====== SOURCE MATERIAL
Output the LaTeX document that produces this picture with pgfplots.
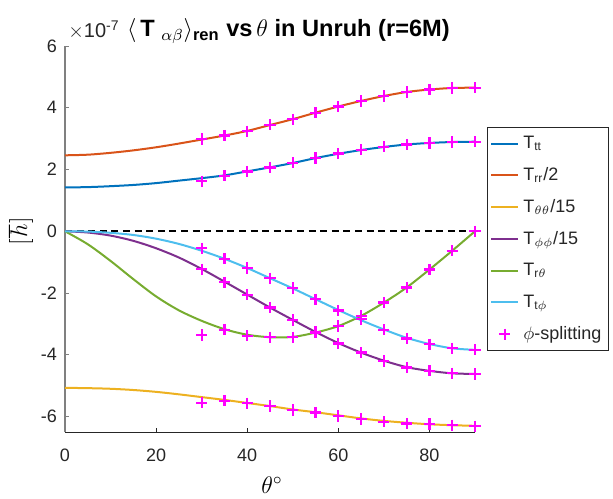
\documentclass[border=0pt]{standalone}
\usepackage{fontspec}
\setmainfont{Liberation Sans}
\usepackage{pgfplots}
\pgfplotsset{compat=1.18}
\usepackage{pgfplotstable}

\definecolor{c1}{rgb}{0,0.447,0.741}
\definecolor{c2}{rgb}{0.850,0.325,0.098}
\definecolor{c3}{rgb}{0.929,0.694,0.125}
\definecolor{c4}{rgb}{0.494,0.184,0.556}
\definecolor{c5}{rgb}{0.466,0.674,0.188}
\definecolor{c6}{rgb}{0.301,0.745,0.933}
\definecolor{mag}{rgb}{1,0,1}
\definecolor{axgray}{rgb}{0.5,0.5,0.5}
\definecolor{axdark}{rgb}{0.15,0.15,0.15}

\pgfplotsset{
  lineleg/.style={legend image code/.code={\draw[##1, line width=1pt] (0pt,0pt) -- (13.5pt,0pt);}},
  plusleg/.style={legend image code/.code={\draw[##1] plot coordinates {(6.75pt,0pt)};}},
  splitmark/.style={only marks, mark=+, mark size=2.8pt, color=mag, mark options={draw=mag, line width=1.15pt}},
}

% curves (units of 1e-7)
\pgfplotstableread{
th tt rr thth phph rth tph
0 1.42 2.46 -5.07 0 0 0
5 1.43 2.48 -5.08 -0.04 -0.42 -0.01
10 1.46 2.54 -5.10 -0.14 -0.96 -0.05
15 1.50 2.62 -5.14 -0.31 -1.55 -0.12
20 1.56 2.72 -5.20 -0.55 -2.11 -0.24
25 1.64 2.84 -5.28 -0.85 -2.56 -0.41
30 1.72 2.97 -5.37 -1.22 -2.90 -0.63
35 1.81 3.10 -5.46 -1.63 -3.17 -0.89
40 1.94 3.25 -5.56 -2.05 -3.35 -1.19
45 2.07 3.44 -5.66 -2.47 -3.43 -1.52
50 2.21 3.63 -5.77 -2.87 -3.42 -1.85
55 2.37 3.84 -5.86 -3.26 -3.28 -2.20
60 2.51 4.04 -5.96 -3.62 -3.07 -2.55
65 2.63 4.22 -6.06 -3.93 -2.74 -2.88
70 2.73 4.38 -6.14 -4.19 -2.31 -3.18
75 2.81 4.51 -6.20 -4.40 -1.82 -3.45
80 2.86 4.59 -6.25 -4.52 -1.24 -3.65
85 2.89 4.64 -6.28 -4.60 -0.63 -3.79
90 2.90 4.65 -6.30 -4.62 0 -3.84
}\curves

% phi-splitting points
\pgfplotstableread{
th tt rr thth phph rth tph
30 1.62 2.99 -5.55 -1.23 -3.36 -0.55
35 1.80 3.10 -5.49 -1.65 -3.19 -0.89
40 1.94 3.24 -5.57 -2.06 -3.38 -1.19
45 2.07 3.45 -5.66 -2.47 -3.43 -1.52
50 2.22 3.63 -5.79 -2.87 -3.43 -1.84
55 2.37 3.84 -5.87 -3.26 -3.28 -2.20
60 2.52 4.04 -5.98 -3.63 -3.07 -2.57
65 2.64 4.22 -6.08 -3.93 -2.74 -2.85
70 2.74 4.38 -6.17 -4.20 -2.31 -3.19
75 2.81 4.51 -6.22 -4.41 -1.82 -3.47
80 2.86 4.59 -6.24 -4.52 -1.24 -3.66
85 2.89 4.64 -6.28 -4.60 -0.63 -3.79
90 2.90 4.65 -6.31 -4.62 0 -3.84
}\splitpts

\begin{document}
\begin{tikzpicture}
\path[use as bounding box] (-32.5pt,-33pt) rectangle (274pt,216pt);
\begin{axis}[
  at={(0,0)}, anchor=south west,
  scale only axis, width=205pt, height=193pt,
  xmin=0, xmax=90, ymin=-6.5, ymax=6,
  xtick={0,20,40,60,80}, ytick={-6,-4,-2,0,2,4,6},
  axis lines*=left, axis line style={-},
  x axis line style={draw=axdark, line width=0.5pt},
  y axis line style={draw=axgray, line width=0.6pt},
  tick align=inside, major tick length=2pt,
  xtick style={draw=axdark, line width=0.4pt},
  ytick style={draw=axgray, line width=0.4pt},
  tick label style={font=\fontsize{9}{10.8}\selectfont, text=axdark},
  /pgf/number format/assume math mode=true,
  xticklabel style={anchor=base, yshift=-14.7pt},
  yticklabel style={anchor=east, xshift=-0.5pt},
  title={\fontsize{11.8}{13}\selectfont\bfseries $\langle$\,T\;$_{\alpha\beta}\rangle$\textsubscript{ren} vs\,$\theta$ in Unruh (r=6M)},
  title style={at={(rel axis cs:0.545,1)}, anchor=base, yshift=-1.5pt},
  xlabel={$\theta^\circ$},
  xlabel style={at={(rel axis cs:0.505,0)}, anchor=center, yshift=-26.5pt, font=\fontsize{12}{14}\selectfont},
  ylabel={$[\hbar]$},
  ylabel style={at={([xshift=-22pt]rel axis cs:0,0.52)}, anchor=center, font=\fontsize{12}{14}\selectfont},
  clip=false,
  legend style={at={(rel axis cs:1,0.5)}, anchor=west, xshift=6pt,
    draw=axdark, line width=0.4pt, fill=white,
    font=\fontsize{9}{10.8}\selectfont, text=axdark,
    inner xsep=1.5pt, inner ysep=2pt, row sep=4pt,
    legend cell align=left},
  lineleg,
]
\addplot[black, dashed, dash pattern=on 3.5pt off 2.3pt, line width=0.8pt, forget plot] coordinates {(0,0) (90,0)};
\addplot[c1, line width=1pt, smooth] table[x=th, y=tt] {\curves};
\addlegendentry{T\textsubscript{tt}}
\addplot[c2, line width=1pt, smooth] table[x=th, y=rr] {\curves};
\addlegendentry{T\textsubscript{rr}/2}
\addplot[c3, line width=1pt, smooth] table[x=th, y=thth] {\curves};
\addlegendentry{T\textsubscript{$\theta\theta$}/15}
\addplot[c4, line width=1pt, smooth] table[x=th, y=phph] {\curves};
\addlegendentry{T\textsubscript{$\phi\phi$}/15}
\addplot[c5, line width=1pt, smooth] table[x=th, y=rth] {\curves};
\addlegendentry{T\textsubscript{r$\theta$}}
\addplot[c6, line width=1pt, smooth] table[x=th, y=tph] {\curves};
\addlegendentry{T\textsubscript{t$\phi$}}
\addplot[splitmark, plusleg] table[x=th, y=tt] {\splitpts};
\addlegendentry{$\phi$-splitting}
\addplot[splitmark, forget plot] table[x=th, y=rr] {\splitpts};
\addplot[splitmark, forget plot] table[x=th, y=thth] {\splitpts};
\addplot[splitmark, forget plot] table[x=th, y=phph] {\splitpts};
\addplot[splitmark, forget plot] table[x=th, y=rth] {\splitpts};
\addplot[splitmark, forget plot] table[x=th, y=tph] {\splitpts};
\node[anchor=base west, inner sep=0pt, font=\fontsize{10}{12}\selectfont, text=axdark] at (rel axis cs:0,1) [xshift=1.5pt, yshift=4pt] {$\times$10\textsuperscript{-7}};
\end{axis}
\end{tikzpicture}
\end{document}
============
GIVEN REQUEST:
Write out each line of the data exactly; the images should be left out.

TASK RESPONSE:
Output the LaTeX document that produces this picture with pgfplots.
\documentclass[border=0pt]{standalone}
\usepackage{fontspec}
\setmainfont{Liberation Sans}
\usepackage{pgfplots}
\pgfplotsset{compat=1.18}
\usepackage{pgfplotstable}

\definecolor{c1}{rgb}{0,0.447,0.741}
\definecolor{c2}{rgb}{0.850,0.325,0.098}
\definecolor{c3}{rgb}{0.929,0.694,0.125}
\definecolor{c4}{rgb}{0.494,0.184,0.556}
\definecolor{c5}{rgb}{0.466,0.674,0.188}
\definecolor{c6}{rgb}{0.301,0.745,0.933}
\definecolor{mag}{rgb}{1,0,1}
\definecolor{axgray}{rgb}{0.5,0.5,0.5}
\definecolor{axdark}{rgb}{0.15,0.15,0.15}

\pgfplotsset{
  lineleg/.style={legend image code/.code={\draw[##1, line width=1pt] (0pt,0pt) -- (13.5pt,0pt);}},
  plusleg/.style={legend image code/.code={\draw[##1] plot coordinates {(6.75pt,0pt)};}},
  splitmark/.style={only marks, mark=+, mark size=2.8pt, color=mag, mark options={draw=mag, line width=1.15pt}},
}

% curves (units of 1e-7)
\pgfplotstableread{
th tt rr thth phph rth tph
0 1.42 2.46 -5.07 0 0 0
5 1.43 2.48 -5.08 -0.04 -0.42 -0.01
10 1.46 2.54 -5.10 -0.14 -0.96 -0.05
15 1.50 2.62 -5.14 -0.31 -1.55 -0.12
20 1.56 2.72 -5.20 -0.55 -2.11 -0.24
25 1.64 2.84 -5.28 -0.85 -2.56 -0.41
30 1.72 2.97 -5.37 -1.22 -2.90 -0.63
35 1.81 3.10 -5.46 -1.63 -3.17 -0.89
40 1.94 3.25 -5.56 -2.05 -3.35 -1.19
45 2.07 3.44 -5.66 -2.47 -3.43 -1.52
50 2.21 3.63 -5.77 -2.87 -3.42 -1.85
55 2.37 3.84 -5.86 -3.26 -3.28 -2.20
60 2.51 4.04 -5.96 -3.62 -3.07 -2.55
65 2.63 4.22 -6.06 -3.93 -2.74 -2.88
70 2.73 4.38 -6.14 -4.19 -2.31 -3.18
75 2.81 4.51 -6.20 -4.40 -1.82 -3.45
80 2.86 4.59 -6.25 -4.52 -1.24 -3.65
85 2.89 4.64 -6.28 -4.60 -0.63 -3.79
90 2.90 4.65 -6.30 -4.62 0 -3.84
}\curves

% phi-splitting points
\pgfplotstableread{
th tt rr thth phph rth tph
30 1.62 2.99 -5.55 -1.23 -3.36 -0.55
35 1.80 3.10 -5.49 -1.65 -3.19 -0.89
40 1.94 3.24 -5.57 -2.06 -3.38 -1.19
45 2.07 3.45 -5.66 -2.47 -3.43 -1.52
50 2.22 3.63 -5.79 -2.87 -3.43 -1.84
55 2.37 3.84 -5.87 -3.26 -3.28 -2.20
60 2.52 4.04 -5.98 -3.63 -3.07 -2.57
65 2.64 4.22 -6.08 -3.93 -2.74 -2.85
70 2.74 4.38 -6.17 -4.20 -2.31 -3.19
75 2.81 4.51 -6.22 -4.41 -1.82 -3.47
80 2.86 4.59 -6.24 -4.52 -1.24 -3.66
85 2.89 4.64 -6.28 -4.60 -0.63 -3.79
90 2.90 4.65 -6.31 -4.62 0 -3.84
}\splitpts

\begin{document}
\begin{tikzpicture}
\path[use as bounding box] (-32.5pt,-33pt) rectangle (274pt,216pt);
\begin{axis}[
  at={(0,0)}, anchor=south west,
  scale only axis, width=205pt, height=193pt,
  xmin=0, xmax=90, ymin=-6.5, ymax=6,
  xtick={0,20,40,60,80}, ytick={-6,-4,-2,0,2,4,6},
  axis lines*=left, axis line style={-},
  x axis line style={draw=axdark, line width=0.5pt},
  y axis line style={draw=axgray, line width=0.6pt},
  tick align=inside, major tick length=2pt,
  xtick style={draw=axdark, line width=0.4pt},
  ytick style={draw=axgray, line width=0.4pt},
  tick label style={font=\fontsize{9}{10.8}\selectfont, text=axdark},
  /pgf/number format/assume math mode=true,
  xticklabel style={anchor=base, yshift=-14.7pt},
  yticklabel style={anchor=east, xshift=-0.5pt},
  title={\fontsize{11.8}{13}\selectfont\bfseries $\langle$\,T\;$_{\alpha\beta}\rangle$\textsubscript{ren} vs\,$\theta$ in Unruh (r=6M)},
  title style={at={(rel axis cs:0.545,1)}, anchor=base, yshift=-1.5pt},
  xlabel={$\theta^\circ$},
  xlabel style={at={(rel axis cs:0.505,0)}, anchor=center, yshift=-26.5pt, font=\fontsize{12}{14}\selectfont},
  ylabel={$[\hbar]$},
  ylabel style={at={([xshift=-22pt]rel axis cs:0,0.52)}, anchor=center, font=\fontsize{12}{14}\selectfont},
  clip=false,
  legend style={at={(rel axis cs:1,0.5)}, anchor=west, xshift=6pt,
    draw=axdark, line width=0.4pt, fill=white,
    font=\fontsize{9}{10.8}\selectfont, text=axdark,
    inner xsep=1.5pt, inner ysep=2pt, row sep=4pt,
    legend cell align=left},
  lineleg,
]
\addplot[black, dashed, dash pattern=on 3.5pt off 2.3pt, line width=0.8pt, forget plot] coordinates {(0,0) (90,0)};
\addplot[c1, line width=1pt, smooth] table[x=th, y=tt] {\curves};
\addlegendentry{T\textsubscript{tt}}
\addplot[c2, line width=1pt, smooth] table[x=th, y=rr] {\curves};
\addlegendentry{T\textsubscript{rr}/2}
\addplot[c3, line width=1pt, smooth] table[x=th, y=thth] {\curves};
\addlegendentry{T\textsubscript{$\theta\theta$}/15}
\addplot[c4, line width=1pt, smooth] table[x=th, y=phph] {\curves};
\addlegendentry{T\textsubscript{$\phi\phi$}/15}
\addplot[c5, line width=1pt, smooth] table[x=th, y=rth] {\curves};
\addlegendentry{T\textsubscript{r$\theta$}}
\addplot[c6, line width=1pt, smooth] table[x=th, y=tph] {\curves};
\addlegendentry{T\textsubscript{t$\phi$}}
\addplot[splitmark, plusleg] table[x=th, y=tt] {\splitpts};
\addlegendentry{$\phi$-splitting}
\addplot[splitmark, forget plot] table[x=th, y=rr] {\splitpts};
\addplot[splitmark, forget plot] table[x=th, y=thth] {\splitpts};
\addplot[splitmark, forget plot] table[x=th, y=phph] {\splitpts};
\addplot[splitmark, forget plot] table[x=th, y=rth] {\splitpts};
\addplot[splitmark, forget plot] table[x=th, y=tph] {\splitpts};
\node[anchor=base west, inner sep=0pt, font=\fontsize{10}{12}\selectfont, text=axdark] at (rel axis cs:0,1) [xshift=1.5pt, yshift=4pt] {$\times$10\textsuperscript{-7}};
\end{axis}
\end{tikzpicture}
\end{document}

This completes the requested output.